··· MATERIAL FOR THIS TASK ···
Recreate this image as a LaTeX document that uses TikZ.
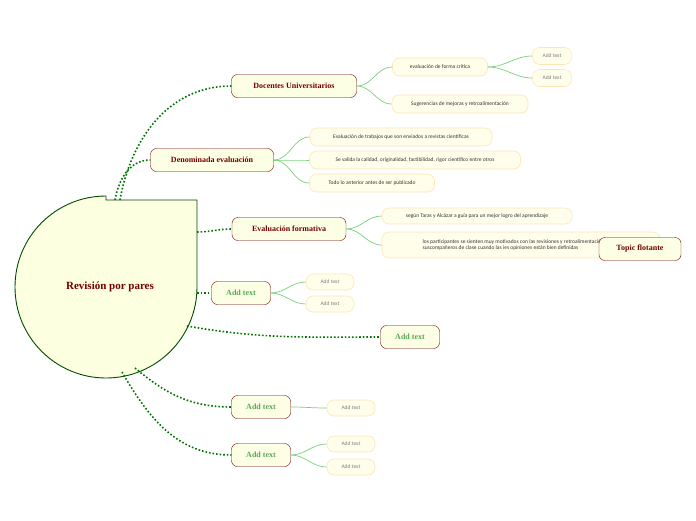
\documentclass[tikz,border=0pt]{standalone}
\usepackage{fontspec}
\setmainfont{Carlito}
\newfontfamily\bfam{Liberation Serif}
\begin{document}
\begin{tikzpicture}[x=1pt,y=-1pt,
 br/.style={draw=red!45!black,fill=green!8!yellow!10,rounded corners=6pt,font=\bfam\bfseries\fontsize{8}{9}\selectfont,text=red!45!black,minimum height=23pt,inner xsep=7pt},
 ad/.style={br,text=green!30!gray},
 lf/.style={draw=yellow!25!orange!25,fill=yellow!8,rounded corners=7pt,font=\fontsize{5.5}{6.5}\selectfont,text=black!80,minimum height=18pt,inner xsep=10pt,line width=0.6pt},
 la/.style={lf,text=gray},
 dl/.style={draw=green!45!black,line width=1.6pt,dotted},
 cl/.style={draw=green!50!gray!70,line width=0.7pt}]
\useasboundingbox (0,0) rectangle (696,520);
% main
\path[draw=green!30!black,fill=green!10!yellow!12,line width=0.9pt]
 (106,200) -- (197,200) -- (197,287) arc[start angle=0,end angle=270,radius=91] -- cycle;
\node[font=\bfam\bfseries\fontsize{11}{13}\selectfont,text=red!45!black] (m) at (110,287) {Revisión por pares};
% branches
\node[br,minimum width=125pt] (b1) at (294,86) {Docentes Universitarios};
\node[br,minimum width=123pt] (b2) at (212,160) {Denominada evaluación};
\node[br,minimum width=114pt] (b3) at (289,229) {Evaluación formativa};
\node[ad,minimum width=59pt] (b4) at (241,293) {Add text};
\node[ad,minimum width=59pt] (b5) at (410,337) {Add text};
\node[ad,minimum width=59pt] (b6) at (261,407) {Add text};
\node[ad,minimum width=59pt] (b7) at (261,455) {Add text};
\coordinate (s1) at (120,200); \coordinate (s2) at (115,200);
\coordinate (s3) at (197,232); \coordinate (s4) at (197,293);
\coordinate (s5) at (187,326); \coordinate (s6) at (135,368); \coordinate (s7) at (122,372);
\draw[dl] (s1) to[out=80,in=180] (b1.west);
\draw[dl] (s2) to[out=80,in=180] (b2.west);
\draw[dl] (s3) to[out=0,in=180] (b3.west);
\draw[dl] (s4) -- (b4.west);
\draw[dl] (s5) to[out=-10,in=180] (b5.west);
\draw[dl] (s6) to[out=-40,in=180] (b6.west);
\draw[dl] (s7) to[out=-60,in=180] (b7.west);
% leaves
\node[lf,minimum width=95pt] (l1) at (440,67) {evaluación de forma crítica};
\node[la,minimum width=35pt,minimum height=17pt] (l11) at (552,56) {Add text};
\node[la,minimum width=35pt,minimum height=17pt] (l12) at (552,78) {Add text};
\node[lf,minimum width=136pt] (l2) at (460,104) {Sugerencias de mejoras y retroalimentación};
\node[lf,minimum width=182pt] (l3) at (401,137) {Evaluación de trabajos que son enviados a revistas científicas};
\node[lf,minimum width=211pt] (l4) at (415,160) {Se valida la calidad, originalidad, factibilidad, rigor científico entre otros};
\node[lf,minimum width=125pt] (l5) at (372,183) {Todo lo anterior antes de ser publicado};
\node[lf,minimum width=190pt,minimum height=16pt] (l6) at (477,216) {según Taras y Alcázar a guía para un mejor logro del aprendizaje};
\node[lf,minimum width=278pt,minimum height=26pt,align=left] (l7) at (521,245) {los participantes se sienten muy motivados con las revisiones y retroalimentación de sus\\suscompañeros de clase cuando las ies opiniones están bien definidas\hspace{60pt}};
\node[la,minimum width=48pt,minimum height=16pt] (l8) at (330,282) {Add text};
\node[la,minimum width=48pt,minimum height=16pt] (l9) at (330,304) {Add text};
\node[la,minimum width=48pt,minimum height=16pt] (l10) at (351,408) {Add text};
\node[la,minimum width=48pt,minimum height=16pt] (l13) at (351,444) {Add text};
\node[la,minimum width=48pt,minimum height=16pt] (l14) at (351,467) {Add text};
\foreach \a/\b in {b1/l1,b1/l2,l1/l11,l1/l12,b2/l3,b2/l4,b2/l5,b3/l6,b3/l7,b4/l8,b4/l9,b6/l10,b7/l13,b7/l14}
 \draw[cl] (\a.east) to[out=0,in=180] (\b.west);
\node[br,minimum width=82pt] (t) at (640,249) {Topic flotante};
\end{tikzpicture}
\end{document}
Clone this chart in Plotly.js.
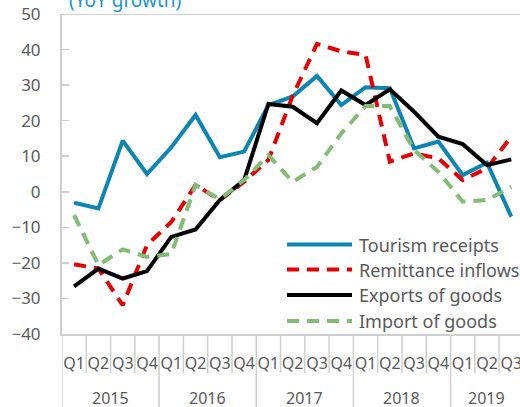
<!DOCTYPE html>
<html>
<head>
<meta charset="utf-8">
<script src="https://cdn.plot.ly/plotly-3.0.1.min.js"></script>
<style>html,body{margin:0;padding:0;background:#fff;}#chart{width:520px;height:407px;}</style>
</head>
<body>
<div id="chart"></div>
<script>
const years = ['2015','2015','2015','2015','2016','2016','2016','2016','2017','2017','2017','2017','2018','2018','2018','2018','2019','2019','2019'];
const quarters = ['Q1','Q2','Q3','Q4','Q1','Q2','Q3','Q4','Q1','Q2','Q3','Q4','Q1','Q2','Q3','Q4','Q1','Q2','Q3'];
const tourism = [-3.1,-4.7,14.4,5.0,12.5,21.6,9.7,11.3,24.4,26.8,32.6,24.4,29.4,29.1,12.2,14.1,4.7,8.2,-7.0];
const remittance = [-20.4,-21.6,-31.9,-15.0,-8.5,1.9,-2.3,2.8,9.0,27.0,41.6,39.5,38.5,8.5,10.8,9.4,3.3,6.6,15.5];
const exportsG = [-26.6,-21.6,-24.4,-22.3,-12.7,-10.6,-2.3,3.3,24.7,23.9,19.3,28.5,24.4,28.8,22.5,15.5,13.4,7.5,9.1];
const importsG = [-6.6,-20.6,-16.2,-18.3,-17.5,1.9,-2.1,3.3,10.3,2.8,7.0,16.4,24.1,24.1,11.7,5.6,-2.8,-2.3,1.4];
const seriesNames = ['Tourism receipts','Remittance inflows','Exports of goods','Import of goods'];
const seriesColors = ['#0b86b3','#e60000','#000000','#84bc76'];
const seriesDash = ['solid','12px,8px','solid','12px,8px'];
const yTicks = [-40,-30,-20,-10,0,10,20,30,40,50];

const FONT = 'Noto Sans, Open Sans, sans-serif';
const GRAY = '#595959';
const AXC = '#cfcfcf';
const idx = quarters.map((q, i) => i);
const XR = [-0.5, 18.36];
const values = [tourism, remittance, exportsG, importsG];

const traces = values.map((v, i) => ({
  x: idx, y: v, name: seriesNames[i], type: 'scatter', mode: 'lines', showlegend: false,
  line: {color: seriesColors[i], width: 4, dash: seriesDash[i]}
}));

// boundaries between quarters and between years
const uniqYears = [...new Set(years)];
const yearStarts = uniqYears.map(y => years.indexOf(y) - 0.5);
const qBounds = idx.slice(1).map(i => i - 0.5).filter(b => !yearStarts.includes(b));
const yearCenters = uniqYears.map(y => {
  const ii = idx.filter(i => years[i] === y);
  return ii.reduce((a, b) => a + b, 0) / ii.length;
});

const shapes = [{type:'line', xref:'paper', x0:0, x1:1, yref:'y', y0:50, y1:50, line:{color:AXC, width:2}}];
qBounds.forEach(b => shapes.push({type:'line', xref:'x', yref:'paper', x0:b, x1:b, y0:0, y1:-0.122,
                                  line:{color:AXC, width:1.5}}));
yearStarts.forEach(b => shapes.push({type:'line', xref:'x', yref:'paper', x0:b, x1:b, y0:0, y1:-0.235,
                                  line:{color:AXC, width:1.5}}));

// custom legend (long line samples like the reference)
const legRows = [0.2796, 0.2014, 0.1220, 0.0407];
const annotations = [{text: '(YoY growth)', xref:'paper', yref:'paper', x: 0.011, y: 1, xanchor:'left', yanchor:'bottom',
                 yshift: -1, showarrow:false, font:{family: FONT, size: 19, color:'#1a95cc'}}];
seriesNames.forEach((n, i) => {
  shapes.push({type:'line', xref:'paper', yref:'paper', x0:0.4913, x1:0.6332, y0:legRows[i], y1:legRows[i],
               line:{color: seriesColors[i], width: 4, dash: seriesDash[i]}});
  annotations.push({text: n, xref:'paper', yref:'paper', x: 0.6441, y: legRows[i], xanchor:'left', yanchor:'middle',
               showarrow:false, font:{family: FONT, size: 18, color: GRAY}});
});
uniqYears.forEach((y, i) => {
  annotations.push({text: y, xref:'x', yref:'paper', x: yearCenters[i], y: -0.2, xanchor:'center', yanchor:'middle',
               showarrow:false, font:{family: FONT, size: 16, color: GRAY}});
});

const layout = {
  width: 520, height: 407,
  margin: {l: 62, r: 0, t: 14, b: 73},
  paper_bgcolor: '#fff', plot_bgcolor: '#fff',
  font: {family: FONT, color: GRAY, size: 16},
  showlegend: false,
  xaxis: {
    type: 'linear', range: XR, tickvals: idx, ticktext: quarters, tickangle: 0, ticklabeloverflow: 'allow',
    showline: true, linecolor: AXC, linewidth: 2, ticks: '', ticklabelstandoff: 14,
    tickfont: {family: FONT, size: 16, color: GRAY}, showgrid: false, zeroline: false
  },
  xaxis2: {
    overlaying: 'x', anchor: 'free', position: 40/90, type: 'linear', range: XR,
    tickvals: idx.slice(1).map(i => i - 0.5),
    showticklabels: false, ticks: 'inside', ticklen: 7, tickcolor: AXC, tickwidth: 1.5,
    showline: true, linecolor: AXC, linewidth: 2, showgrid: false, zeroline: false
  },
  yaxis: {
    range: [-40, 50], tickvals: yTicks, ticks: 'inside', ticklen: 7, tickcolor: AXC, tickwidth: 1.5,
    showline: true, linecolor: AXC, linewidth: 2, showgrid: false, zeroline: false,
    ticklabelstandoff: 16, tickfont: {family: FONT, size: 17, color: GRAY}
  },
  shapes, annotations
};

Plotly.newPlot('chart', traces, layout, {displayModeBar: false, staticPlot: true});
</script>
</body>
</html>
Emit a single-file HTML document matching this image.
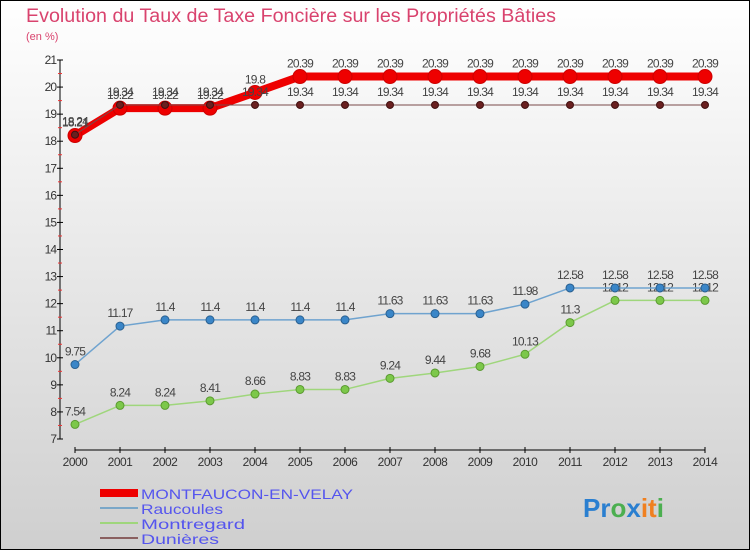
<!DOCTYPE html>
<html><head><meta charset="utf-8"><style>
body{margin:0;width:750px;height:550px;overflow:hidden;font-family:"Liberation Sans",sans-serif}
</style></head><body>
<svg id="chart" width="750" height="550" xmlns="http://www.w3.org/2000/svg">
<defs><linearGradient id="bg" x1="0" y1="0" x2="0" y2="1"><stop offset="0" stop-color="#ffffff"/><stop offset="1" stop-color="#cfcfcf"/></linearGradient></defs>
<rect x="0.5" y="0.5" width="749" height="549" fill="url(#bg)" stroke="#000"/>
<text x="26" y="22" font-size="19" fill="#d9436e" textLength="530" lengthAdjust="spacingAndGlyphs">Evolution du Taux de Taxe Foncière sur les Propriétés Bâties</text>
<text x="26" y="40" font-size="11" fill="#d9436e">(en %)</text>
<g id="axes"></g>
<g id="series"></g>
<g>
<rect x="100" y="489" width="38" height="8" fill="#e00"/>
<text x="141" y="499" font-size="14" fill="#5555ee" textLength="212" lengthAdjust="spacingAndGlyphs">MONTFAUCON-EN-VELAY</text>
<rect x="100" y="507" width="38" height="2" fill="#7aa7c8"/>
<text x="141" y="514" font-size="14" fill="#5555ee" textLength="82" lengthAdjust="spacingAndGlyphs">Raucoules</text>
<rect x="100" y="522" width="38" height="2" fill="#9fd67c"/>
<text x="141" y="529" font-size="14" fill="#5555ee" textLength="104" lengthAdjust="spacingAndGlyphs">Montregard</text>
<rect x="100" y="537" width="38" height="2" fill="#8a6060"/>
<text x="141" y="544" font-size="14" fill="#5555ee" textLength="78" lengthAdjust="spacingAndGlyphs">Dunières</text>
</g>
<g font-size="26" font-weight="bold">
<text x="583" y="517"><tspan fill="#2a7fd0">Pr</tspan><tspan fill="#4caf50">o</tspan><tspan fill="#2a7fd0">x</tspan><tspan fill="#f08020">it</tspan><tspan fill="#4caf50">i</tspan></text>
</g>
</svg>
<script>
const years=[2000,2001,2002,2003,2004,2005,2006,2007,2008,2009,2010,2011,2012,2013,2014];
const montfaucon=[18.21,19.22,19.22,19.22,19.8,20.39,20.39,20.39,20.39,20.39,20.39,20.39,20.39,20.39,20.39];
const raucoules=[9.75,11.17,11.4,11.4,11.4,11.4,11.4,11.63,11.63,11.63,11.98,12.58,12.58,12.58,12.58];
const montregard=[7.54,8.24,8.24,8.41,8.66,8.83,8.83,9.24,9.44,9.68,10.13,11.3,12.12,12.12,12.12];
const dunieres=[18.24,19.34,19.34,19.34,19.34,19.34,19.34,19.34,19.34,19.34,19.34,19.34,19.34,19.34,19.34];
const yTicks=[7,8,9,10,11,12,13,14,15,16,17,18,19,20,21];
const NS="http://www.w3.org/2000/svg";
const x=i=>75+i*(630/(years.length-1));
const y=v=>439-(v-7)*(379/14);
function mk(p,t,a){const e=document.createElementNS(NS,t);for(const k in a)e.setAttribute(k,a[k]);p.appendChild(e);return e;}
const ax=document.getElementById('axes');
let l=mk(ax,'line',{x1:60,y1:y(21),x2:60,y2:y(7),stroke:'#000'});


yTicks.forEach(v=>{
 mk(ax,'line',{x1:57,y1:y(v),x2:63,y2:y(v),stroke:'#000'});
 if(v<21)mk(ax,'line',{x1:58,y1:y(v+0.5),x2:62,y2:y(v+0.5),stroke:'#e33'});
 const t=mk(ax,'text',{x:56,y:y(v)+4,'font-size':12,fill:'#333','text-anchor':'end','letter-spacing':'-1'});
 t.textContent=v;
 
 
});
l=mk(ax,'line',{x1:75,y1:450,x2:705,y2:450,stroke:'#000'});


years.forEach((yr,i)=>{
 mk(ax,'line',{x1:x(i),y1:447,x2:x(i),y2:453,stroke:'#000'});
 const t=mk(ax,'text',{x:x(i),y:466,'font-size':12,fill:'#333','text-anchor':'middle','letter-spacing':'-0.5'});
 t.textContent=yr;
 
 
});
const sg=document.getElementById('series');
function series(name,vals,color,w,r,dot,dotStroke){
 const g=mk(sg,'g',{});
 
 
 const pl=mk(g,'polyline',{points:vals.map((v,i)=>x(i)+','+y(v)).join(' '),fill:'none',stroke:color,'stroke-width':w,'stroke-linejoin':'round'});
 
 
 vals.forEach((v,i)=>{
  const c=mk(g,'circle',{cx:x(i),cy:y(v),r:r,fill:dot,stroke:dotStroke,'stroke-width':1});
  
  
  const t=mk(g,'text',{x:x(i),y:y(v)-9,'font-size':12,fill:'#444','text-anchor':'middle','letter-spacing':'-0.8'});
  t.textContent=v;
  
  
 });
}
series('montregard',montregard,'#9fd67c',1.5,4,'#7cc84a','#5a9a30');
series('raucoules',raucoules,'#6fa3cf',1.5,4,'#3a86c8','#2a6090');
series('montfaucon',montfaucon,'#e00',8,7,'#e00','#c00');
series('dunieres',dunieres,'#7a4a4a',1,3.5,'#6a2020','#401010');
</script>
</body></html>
···
§ **WORK REQUIRED**:
State the number of lines holding the word "image" in the listing. Add nothing else.

§ **RESULT OF THE TASK**:
2